> To be done: Find all the lines with "this" and gather them.

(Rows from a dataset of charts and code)
───

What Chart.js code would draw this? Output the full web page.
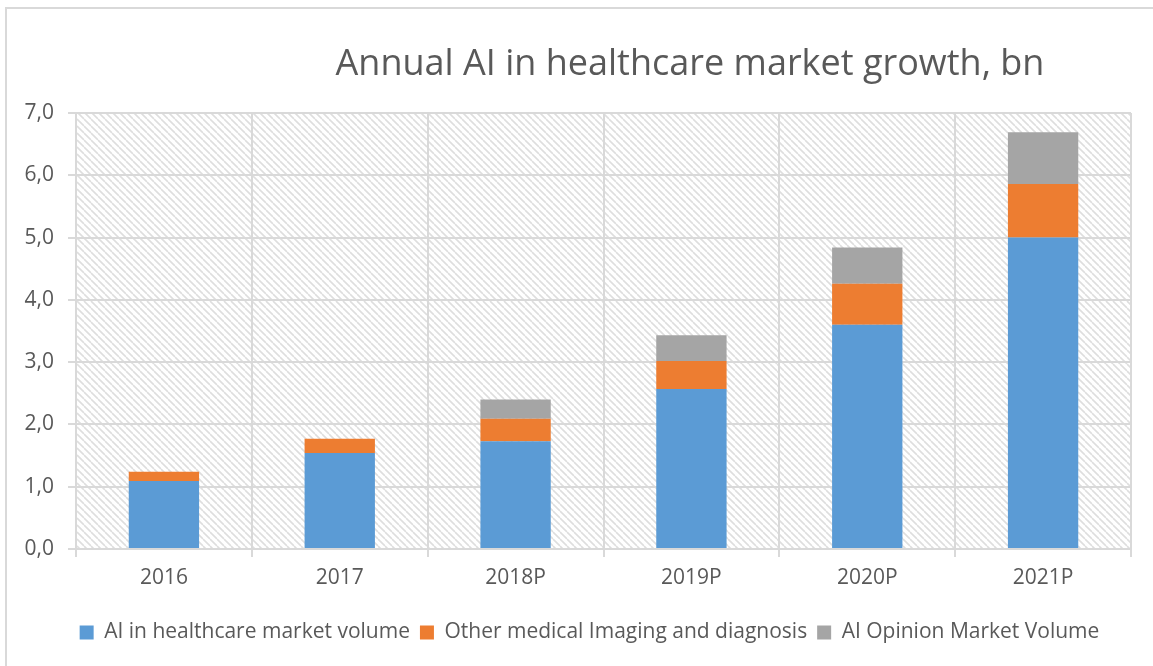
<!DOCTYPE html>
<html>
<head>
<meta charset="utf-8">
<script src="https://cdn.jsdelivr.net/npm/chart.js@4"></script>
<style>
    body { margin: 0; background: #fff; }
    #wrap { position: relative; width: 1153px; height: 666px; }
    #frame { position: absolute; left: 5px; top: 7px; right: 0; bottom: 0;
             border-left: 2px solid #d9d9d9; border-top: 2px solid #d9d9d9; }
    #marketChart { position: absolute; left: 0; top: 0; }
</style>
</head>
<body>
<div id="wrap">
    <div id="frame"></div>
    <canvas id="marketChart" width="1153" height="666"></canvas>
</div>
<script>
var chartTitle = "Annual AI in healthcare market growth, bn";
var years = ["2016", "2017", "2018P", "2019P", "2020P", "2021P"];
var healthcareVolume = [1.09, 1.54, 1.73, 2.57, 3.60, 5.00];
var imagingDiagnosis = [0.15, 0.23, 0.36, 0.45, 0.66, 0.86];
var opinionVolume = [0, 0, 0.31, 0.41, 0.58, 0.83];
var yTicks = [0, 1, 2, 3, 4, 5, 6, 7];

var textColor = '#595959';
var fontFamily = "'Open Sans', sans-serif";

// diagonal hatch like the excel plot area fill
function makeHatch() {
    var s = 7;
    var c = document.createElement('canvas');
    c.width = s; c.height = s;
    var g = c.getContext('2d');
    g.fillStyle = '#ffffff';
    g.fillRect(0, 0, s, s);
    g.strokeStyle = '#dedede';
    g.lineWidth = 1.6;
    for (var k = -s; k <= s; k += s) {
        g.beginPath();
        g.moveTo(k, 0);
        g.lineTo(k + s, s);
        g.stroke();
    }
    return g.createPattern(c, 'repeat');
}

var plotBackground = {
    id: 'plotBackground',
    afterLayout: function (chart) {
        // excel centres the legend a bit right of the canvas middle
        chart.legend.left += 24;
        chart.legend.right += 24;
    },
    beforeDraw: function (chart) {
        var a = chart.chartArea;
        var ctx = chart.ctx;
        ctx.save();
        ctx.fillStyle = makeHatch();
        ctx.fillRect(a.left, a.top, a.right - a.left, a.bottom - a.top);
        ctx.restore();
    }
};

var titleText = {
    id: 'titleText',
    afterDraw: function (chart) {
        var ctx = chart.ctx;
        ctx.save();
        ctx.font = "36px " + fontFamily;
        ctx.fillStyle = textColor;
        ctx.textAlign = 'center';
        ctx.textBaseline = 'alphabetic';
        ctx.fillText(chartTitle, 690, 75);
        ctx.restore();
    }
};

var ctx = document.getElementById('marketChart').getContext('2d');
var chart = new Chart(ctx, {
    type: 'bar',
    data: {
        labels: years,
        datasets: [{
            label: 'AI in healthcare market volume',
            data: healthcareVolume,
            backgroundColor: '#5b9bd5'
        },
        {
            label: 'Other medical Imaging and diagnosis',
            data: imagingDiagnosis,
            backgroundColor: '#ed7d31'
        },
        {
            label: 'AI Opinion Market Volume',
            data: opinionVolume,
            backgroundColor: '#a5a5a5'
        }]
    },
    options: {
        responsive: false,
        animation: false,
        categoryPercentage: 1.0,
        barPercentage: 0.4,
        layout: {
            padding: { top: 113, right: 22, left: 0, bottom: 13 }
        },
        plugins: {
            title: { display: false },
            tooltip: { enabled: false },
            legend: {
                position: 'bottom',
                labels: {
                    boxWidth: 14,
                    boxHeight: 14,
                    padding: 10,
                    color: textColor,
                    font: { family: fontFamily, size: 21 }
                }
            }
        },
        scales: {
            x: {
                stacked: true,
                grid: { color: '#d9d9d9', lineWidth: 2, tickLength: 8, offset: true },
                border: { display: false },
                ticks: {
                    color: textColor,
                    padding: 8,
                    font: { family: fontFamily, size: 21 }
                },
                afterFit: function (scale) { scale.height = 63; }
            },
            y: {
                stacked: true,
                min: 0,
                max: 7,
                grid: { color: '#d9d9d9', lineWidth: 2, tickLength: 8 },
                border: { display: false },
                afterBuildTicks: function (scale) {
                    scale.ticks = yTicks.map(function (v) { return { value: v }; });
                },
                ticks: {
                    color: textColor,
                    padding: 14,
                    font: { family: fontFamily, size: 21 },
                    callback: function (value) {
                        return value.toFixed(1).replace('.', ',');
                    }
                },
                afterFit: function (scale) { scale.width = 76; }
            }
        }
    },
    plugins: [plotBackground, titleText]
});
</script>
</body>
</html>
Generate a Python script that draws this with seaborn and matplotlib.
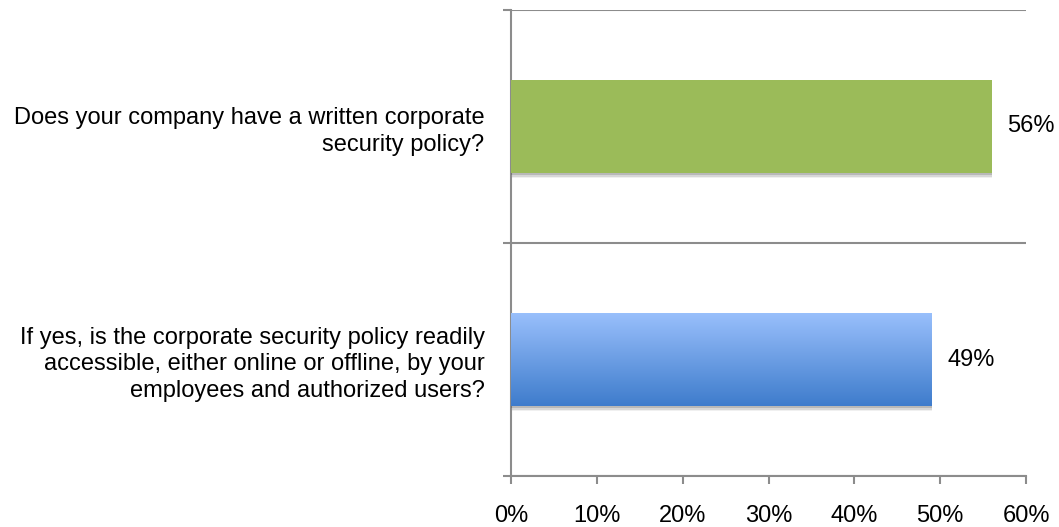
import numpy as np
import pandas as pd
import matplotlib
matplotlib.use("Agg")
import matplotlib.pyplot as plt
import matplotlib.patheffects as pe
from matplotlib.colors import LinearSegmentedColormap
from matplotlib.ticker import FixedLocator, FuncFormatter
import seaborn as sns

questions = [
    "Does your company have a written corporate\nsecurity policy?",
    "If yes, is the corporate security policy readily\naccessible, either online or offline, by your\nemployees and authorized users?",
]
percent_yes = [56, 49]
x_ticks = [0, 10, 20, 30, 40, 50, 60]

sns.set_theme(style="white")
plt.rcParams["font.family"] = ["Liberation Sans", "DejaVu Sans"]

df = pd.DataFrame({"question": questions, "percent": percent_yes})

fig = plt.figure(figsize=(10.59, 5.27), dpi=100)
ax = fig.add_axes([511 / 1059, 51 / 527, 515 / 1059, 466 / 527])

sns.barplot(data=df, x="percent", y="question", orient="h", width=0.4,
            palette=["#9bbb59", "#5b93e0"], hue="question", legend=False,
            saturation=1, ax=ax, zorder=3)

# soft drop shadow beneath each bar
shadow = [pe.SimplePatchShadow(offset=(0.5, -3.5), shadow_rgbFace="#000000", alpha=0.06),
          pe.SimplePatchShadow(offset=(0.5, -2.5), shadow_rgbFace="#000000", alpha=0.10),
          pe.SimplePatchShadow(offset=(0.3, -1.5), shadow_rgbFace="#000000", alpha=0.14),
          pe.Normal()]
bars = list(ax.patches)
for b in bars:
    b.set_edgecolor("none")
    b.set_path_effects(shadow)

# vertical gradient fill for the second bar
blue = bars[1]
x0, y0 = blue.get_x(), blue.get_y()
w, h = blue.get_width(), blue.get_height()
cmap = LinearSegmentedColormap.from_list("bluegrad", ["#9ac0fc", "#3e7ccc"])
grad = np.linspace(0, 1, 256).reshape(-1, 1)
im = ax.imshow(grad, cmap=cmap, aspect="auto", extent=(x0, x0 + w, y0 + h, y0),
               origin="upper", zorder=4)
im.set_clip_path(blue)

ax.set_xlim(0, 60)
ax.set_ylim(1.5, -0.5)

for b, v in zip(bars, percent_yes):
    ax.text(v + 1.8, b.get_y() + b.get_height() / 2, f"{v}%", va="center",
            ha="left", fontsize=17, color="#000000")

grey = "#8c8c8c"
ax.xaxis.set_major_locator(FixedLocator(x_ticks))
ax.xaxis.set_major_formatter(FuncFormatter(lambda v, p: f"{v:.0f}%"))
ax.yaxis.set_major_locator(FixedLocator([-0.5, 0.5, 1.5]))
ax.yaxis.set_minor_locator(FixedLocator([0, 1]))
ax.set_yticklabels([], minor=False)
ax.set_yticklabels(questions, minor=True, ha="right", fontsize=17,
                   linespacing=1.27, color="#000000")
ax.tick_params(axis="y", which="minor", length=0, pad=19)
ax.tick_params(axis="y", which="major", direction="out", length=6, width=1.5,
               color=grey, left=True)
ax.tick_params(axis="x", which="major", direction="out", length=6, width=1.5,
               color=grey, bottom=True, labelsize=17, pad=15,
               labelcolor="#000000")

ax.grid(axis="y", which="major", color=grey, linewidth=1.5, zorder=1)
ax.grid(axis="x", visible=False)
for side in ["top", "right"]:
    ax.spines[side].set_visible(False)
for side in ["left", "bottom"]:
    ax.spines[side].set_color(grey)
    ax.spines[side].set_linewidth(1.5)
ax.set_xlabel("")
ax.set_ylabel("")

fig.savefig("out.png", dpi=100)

───

> Exercise answer:
What Chart.js code would draw this? Output the full web page.
Generate a Python script that draws this with seaborn and matplotlib.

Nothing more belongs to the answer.